Staring at a bigger bill than you planned for?
Tell us what your return shows. An experienced tax professional will explain exactly where you stand and which payment options you may qualify for — free, confidential, and no pressure.
Owing more than expected: your questions, answered
Why do I owe so much more than I expected this year?
The most common reasons are a side income or 1099 you forgot, too little tax withheld from a paycheck, a missed quarterly estimated payment, a one-time event like a retirement withdrawal or capital gain, or losing a credit or deduction you had before. Compare this year's return to last year's line by line to spot the change.
What happens if I can't pay the full amount I owe?
File on time anyway, then choose a payment option. You may qualify for a short-term plan of up to 180 days, a monthly installment agreement, hardship status that pauses collection, or — when your finances genuinely qualify — an Offer in Compromise. Filing on time avoids the much larger failure-to-file penalty.
Is the amount on my return final, or could it be wrong?
It could be wrong. A surprise balance is sometimes caused by a data-entry error, a missing deduction, or income reported twice. Review the return before you assume the number is correct. If you find a mistake, you can amend the return to lower the tax you actually owe.

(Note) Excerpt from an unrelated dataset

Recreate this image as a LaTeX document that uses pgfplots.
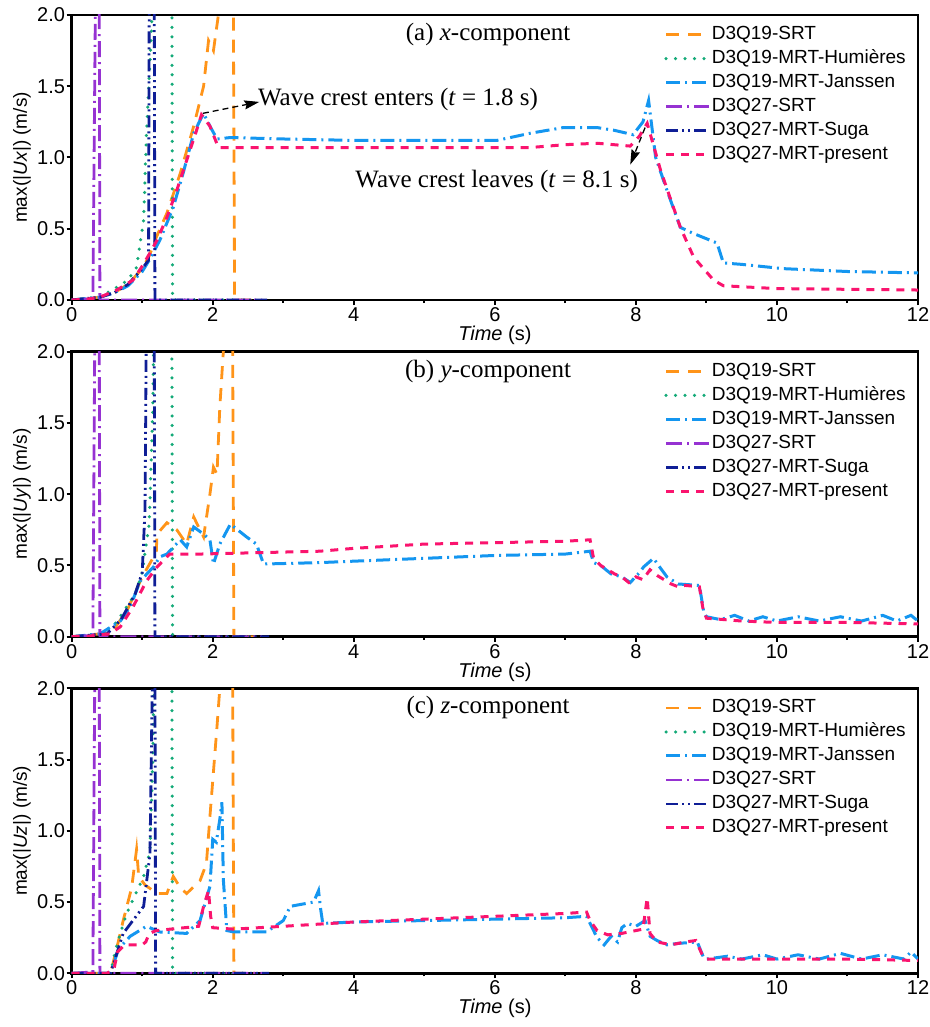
\documentclass[border=0pt]{standalone}
\usepackage{pgfplots}
\pgfplotsset{compat=1.18}
\usetikzlibrary{arrows.meta}
\usepackage{fontspec}
\setmainfont{Liberation Sans}
\newfontfamily\serif{Liberation Serif}
\definecolor{corange}{RGB}{255,148,25}
\definecolor{cgreen}{RGB}{20,170,120}
\definecolor{cblue}{RGB}{20,150,240}
\definecolor{cpurple}{RGB}{150,50,210}
\definecolor{cnavy}{RGB}{15,30,150}
\definecolor{cpink}{RGB}{250,20,110}
\tikzset{
  srt/.style={color=corange, line width=2.8pt, dash pattern=on 13pt off 9pt},
  hum/.style={color=cgreen, line width=3.5pt, line cap=round, dash pattern=on 0pt off 9.5pt},
  jan/.style={color=cblue, line width=3pt, dash pattern=on 14pt off 5pt on 2pt off 5pt},
  srtq/.style={color=cpurple, line width=2.8pt, dash pattern=on 16pt off 5pt on 2pt off 5pt},
  suga/.style={color=cnavy, line width=2.8pt, dash pattern=on 12pt off 4pt on 2pt off 4pt on 2pt off 4pt},
  pres/.style={color=cpink, line width=3pt, dash pattern=on 8pt off 7pt},
  annarrow/.style={dash pattern=on 6pt off 4pt, line width=1.3pt, -{Stealth[length=15pt,width=9pt,inset=2pt]}},
}
\pgfplotsset{
  panel/.style={
    scale only axis, width=846.3pt, height=285pt,
    xmin=0, xmax=12, ymin=0, ymax=2,
    xtick={0,2,...,12}, minor x tick num=1,
    ytick={0,0.5,...,2},
    xtick pos=left, ytick pos=left,
    tick align=outside,
    major tick length=5pt, minor tick length=3pt,
    tick style={line width=2pt, black},
    axis line style={line width=2.5pt},
    /pgf/number format/assume math mode=true,
    ticklabel style={font=\fontsize{20}{20}\selectfont},
    xticklabel style={inner sep=2.5pt, text depth=0pt},
    yticklabel style={inner sep=1.5pt, /pgf/number format/.cd, fixed, fixed zerofill, precision=1},
    xlabel={\textit{Time} (s)},
    xlabel style={at={(axis description cs:0.5,-0.1245)}, anchor=center, inner sep=0pt, font=\fontsize{20}{20}\selectfont},
    ylabel style={at={(axis description cs:-0.0587,0.5)}, anchor=center, font=\fontsize{19}{19}\selectfont},
    legend image code/.code={\draw[##1] (0pt,0pt) -- (43pt,0pt);},
    legend style={at={(rel axis cs:0.700,0.965)}, anchor=north west, draw=none, fill=none,
      inner sep=0pt, row sep=5pt, font=\fontsize{19}{19}\selectfont,
      nodes={inner sep=1pt, text height=13.5pt, text depth=3.5pt}},
    legend cell align=left,
  }
}
\begin{document}
\begin{tikzpicture}
\useasboundingbox (0,0) rectangle (929pt,-1027pt);
% ---------------- (a)
\begin{axis}[panel, at={(71.7pt,-15pt)}, anchor=north west, ylabel={max(|\textit{Ux}|) (m/s)}]
\addplot[srt] coordinates {(0,0) (0.4,0.02) (0.6,0.05) (0.8,0.11) (1.0,0.22) (1.1,0.31) (1.2,0.44) (1.35,0.61) (1.54,0.89) (1.73,1.22) (1.87,1.50) (1.94,1.82) (2.01,1.75) (2.08,2.0) (2.2,2.3) (2.29,2.3) (2.31,0.0) (2.55,0)};
\addlegendentry{D3Q19-SRT}
\addplot[hum] coordinates {(0,0) (0.4,0.02) (0.64,0.09) (0.8,0.14) (0.92,0.23) (1.02,0.56) (1.06,1.17) (1.13,1.87) (1.15,2.3) (1.42,2.3) (1.43,0.0) (2.5,0)};
\addlegendentry{D3Q19-MRT-Humières}
\addplot[jan] coordinates {(0,0) (0.4,0.02) (0.6,0.05) (0.8,0.1) (1.0,0.2) (1.1,0.28) (1.25,0.42) (1.44,0.65) (1.58,0.89) (1.73,1.17) (1.87,1.31) (1.96,1.22) (2.06,1.13) (2.25,1.14) (3,1.13) (4,1.12) (5,1.12) (6.03,1.12) (6.5,1.17) (6.97,1.21) (7.45,1.21) (7.7,1.19) (7.96,1.16) (8.1,1.25) (8.18,1.40) (8.28,1.0) (8.44,0.77) (8.63,0.51) (8.8,0.47) (9.15,0.40) (9.24,0.26) (9.5,0.25) (10.09,0.22) (11,0.2) (12,0.19)};
\addlegendentry{D3Q19-MRT-Janssen}
\addplot[srtq] coordinates {(0,0) (0.3,0.01) (0.34,2.3) (0.39,2.3) (0.40,0) (2.7,0)};
\addlegendentry{D3Q27-SRT}
\addplot[suga] coordinates {(0,0) (0.4,0.02) (0.6,0.05) (0.8,0.11) (1.0,0.22) (1.09,0.28) (1.10,2.3) (1.17,2.3) (1.18,0) (2.8,0)};
\addlegendentry{D3Q27-MRT-Suga}
\addplot[pres] coordinates {(0,0) (0.2,0.005) (0.4,0.02) (0.64,0.07) (0.87,0.14) (0.99,0.23) (1.11,0.33) (1.21,0.42) (1.35,0.58) (1.49,0.77) (1.63,0.98) (1.77,1.19) (1.84,1.30) (1.96,1.22) (2.08,1.07) (2.3,1.07) (4,1.07) (5.5,1.07) (6.5,1.07) (7.0,1.09) (7.45,1.10) (7.92,1.08) (8.05,1.15) (8.16,1.24) (8.35,0.91) (8.63,0.51) (8.82,0.30) (9.10,0.14) (9.24,0.10) (10,0.08) (11,0.075) (12,0.07)};
\addlegendentry{D3Q27-MRT-present}
\node[font=\serif\fontsize{25}{25}\selectfont] at (rel axis cs:0.492,0.932) {(a) \textit{x}-component};
\draw[annarrow] (axis cs:1.86,1.31) -- (axis cs:2.66,1.39);
\node[font=\serif\fontsize{25}{25}\selectfont, anchor=west, inner sep=0pt] at (axis cs:2.64,1.41) {Wave crest enters (\textit{t} = 1.8 s)};
\draw[annarrow] (axis cs:8.13,1.21) -- (axis cs:7.92,0.95);
\node[font=\serif\fontsize{25}{25}\selectfont, anchor=west, inner sep=0pt] at (axis cs:4.02,0.83) {Wave crest leaves (\textit{t} = 8.1 s)};
\end{axis}
% ---------------- (b)
\begin{axis}[panel, at={(71.7pt,-351.7pt)}, anchor=north west, ylabel={max(|\textit{Uy}|) (m/s)}]
\addplot[srt] coordinates {(0,0) (0.4,0.02) (0.6,0.05) (0.8,0.2) (1.0,0.42) (1.15,0.55) (1.2,0.6) (1.21,0.72) (1.35,0.80) (1.49,0.75) (1.63,0.65) (1.73,0.84) (1.87,0.70) (1.96,1.0) (2.01,1.19) (2.06,1.14) (2.1,1.61) (2.15,2.0) (2.2,2.3) (2.28,2.3) (2.3,0) (2.6,0)};
\addlegendentry{D3Q19-SRT}
\addplot[hum] coordinates {(0,0) (0.4,0.02) (0.6,0.08) (0.7,0.15) (0.9,0.3) (1.0,0.45) (1.1,0.8) (1.15,1.6) (1.17,2.3) (1.42,2.3) (1.43,0) (2.5,0)};
\addlegendentry{D3Q19-MRT-Humières}
\addplot[jan] coordinates {(0,0) (0.40,0.02) (0.69,0.11) (0.83,0.21) (0.97,0.39) (1.16,0.49) (1.25,0.56) (1.35,0.58) (1.54,0.68) (1.63,0.63) (1.73,0.77) (1.87,0.72) (1.96,0.68) (2.01,0.51) (2.10,0.65) (2.25,0.79) (2.48,0.70) (2.62,0.65) (2.72,0.51) (3.52,0.52) (4,0.53) (5,0.55) (6,0.57) (7,0.58) (7.35,0.60) (7.4,0.52) (7.5,0.50) (7.65,0.44) (7.8,0.42) (7.92,0.38) (8.05,0.45) (8.11,0.49) (8.25,0.55) (8.35,0.48) (8.44,0.42) (8.6,0.37) (8.9,0.36) (8.96,0.18) (9.0,0.14) (9.2,0.12) (9.4,0.15) (9.6,0.11) (9.8,0.14) (10.0,0.11) (10.3,0.14) (10.6,0.11) (10.9,0.14) (11.2,0.11) (11.5,0.15) (11.7,0.11) (11.9,0.15) (12,0.11)};
\addlegendentry{D3Q19-MRT-Janssen}
\addplot[srtq] coordinates {(0,0) (0.3,0.01) (0.33,2.3) (0.39,2.3) (0.40,0) (2.7,0)};
\addlegendentry{D3Q27-SRT}
\addplot[suga] coordinates {(0,0) (0.5,0.02) (0.7,0.12) (0.9,0.3) (1.0,0.45) (1.04,0.9) (1.06,2.3) (1.17,2.3) (1.18,0) (2.8,0)};
\addlegendentry{D3Q27-MRT-Suga}
\addplot[pres] coordinates {(0,0) (0.17,0.0) (0.54,0.02) (0.69,0.07) (0.87,0.21) (1.06,0.39) (1.21,0.49) (1.39,0.58) (1.82,0.58) (3.52,0.60) (4,0.62) (5,0.65) (6,0.66) (7,0.67) (7.35,0.68) (7.4,0.55) (7.5,0.50) (7.6,0.47) (7.7,0.44) (7.8,0.42) (7.9,0.38) (8.0,0.42) (8.1,0.40) (8.2,0.47) (8.3,0.43) (8.4,0.40) (8.5,0.37) (8.6,0.35) (8.7,0.36) (8.9,0.35) (8.95,0.2) (9.0,0.13) (9.5,0.11) (10,0.10) (11,0.10) (12,0.09)};
\addlegendentry{D3Q27-MRT-present}
\node[font=\serif\fontsize{25}{25}\selectfont] at (rel axis cs:0.492,0.932) {(b) \textit{y}-component};
\end{axis}
% ---------------- (c)
\begin{axis}[panel, at={(71.7pt,-688.3pt)}, anchor=north west, ylabel={max(|\textit{Uz}|) (m/s)}]
\addplot[srt] coordinates {(0,0) (0.55,0) (0.65,0.2) (0.73,0.37) (0.85,0.6) (0.92,0.87) (0.95,0.68) (1.04,0.62) (1.21,0.56) (1.35,0.56) (1.44,0.68) (1.54,0.60) (1.63,0.56) (1.82,0.65) (1.91,0.77) (1.96,1.1) (2.06,1.73) (2.1,2.0) (2.15,2.3) (2.28,2.3) (2.3,0) (2.6,0)};
\addlegendentry{D3Q19-SRT}
\addplot[hum] coordinates {(0,0) (0.55,0) (0.64,0.20) (0.78,0.42) (1.02,0.68) (1.11,0.86) (1.15,1.5) (1.17,2.3) (1.42,2.3) (1.43,0) (2.5,0)};
\addlegendentry{D3Q19-MRT-Humières}
\addplot[jan] coordinates {(0,0) (0.55,0) (0.65,0.15) (0.7,0.19) (0.83,0.26) (1.06,0.33) (1.25,0.29) (1.63,0.28) (1.82,0.37) (1.96,0.61) (2.0,0.94) (2.05,0.92) (2.1,1.08) (2.13,1.2) (2.15,0.66) (2.2,0.30) (2.3,0.29) (2.76,0.29) (3.0,0.37) (3.1,0.47) (3.43,0.5) (3.5,0.58) (3.53,0.45) (3.56,0.35) (4,0.36) (5,0.37) (6,0.38) (7,0.39) (7.3,0.4) (7.35,0.35) (7.45,0.25) (7.55,0.20) (7.65,0.26) (7.74,0.22) (7.8,0.32) (7.88,0.35) (8.0,0.33) (8.13,0.37) (8.2,0.26) (8.3,0.23) (8.44,0.2) (8.6,0.21) (8.87,0.22) (8.96,0.11) (9.0,0.1) (9.3,0.12) (9.5,0.1) (9.8,0.13) (10,0.1) (10.3,0.13) (10.6,0.1) (10.9,0.14) (11.2,0.1) (11.5,0.13) (11.8,0.1) (11.9,0.15) (12,0.1)};
\addlegendentry{D3Q19-MRT-Janssen}
\addplot[srtq] coordinates {(0,0) (0.3,0.01) (0.33,2.3) (0.39,2.3) (0.40,0) (2.7,0)};
\addlegendentry{D3Q27-SRT}
\addplot[suga] coordinates {(0,0) (0.55,0) (0.73,0.28) (1.02,0.47) (1.11,0.84) (1.15,2.3) (1.18,2.3) (1.19,0) (2.8,0)};
\addlegendentry{D3Q27-MRT-Suga}
\addplot[pres] coordinates {(0,0) (0.5,0.0) (0.6,0.03) (0.65,0.15) (0.75,0.2) (1.0,0.2) (1.05,0.22) (1.1,0.28) (1.2,0.3) (1.6,0.32) (1.8,0.33) (1.87,0.47) (1.94,0.58) (1.97,0.4) (2.0,0.32) (2.3,0.31) (3.0,0.33) (4,0.36) (5,0.38) (6,0.4) (7,0.42) (7.3,0.43) (7.35,0.37) (7.45,0.3) (7.6,0.27) (7.8,0.28) (8.0,0.3) (8.1,0.31) (8.16,0.53) (8.2,0.28) (8.3,0.22) (8.5,0.2) (8.7,0.22) (8.85,0.23) (8.95,0.12) (9.0,0.1) (10,0.1) (11,0.1) (12,0.09)};
\addlegendentry{D3Q27-MRT-present}
\node[font=\serif\fontsize{25}{25}\selectfont] at (rel axis cs:0.492,0.932) {(c) \textit{z}-component};
\end{axis}
\end{tikzpicture}
\end{document}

Will the IRS charge me penalties for owing more than expected?
If you filed on time but can't pay, you face the failure-to-pay penalty of 0.5% of the unpaid tax per month plus interest. You may also owe an underpayment penalty if too little was withheld during the year. First-time penalty abatement can remove some penalties if you have a clean recent history.
Should I still file if I know I can't pay the bill?
Yes. Always file on time even if you can't pay. The failure-to-file penalty is 5% of the unpaid tax per month — ten times larger than the failure-to-pay penalty. Filing on time and arranging a payment plan keeps the smaller penalty and protects your options.
This guide is general information, not tax or legal advice for your specific situation. Eligibility for IRS programs depends on individual facts and circumstances; no outcome is guaranteed.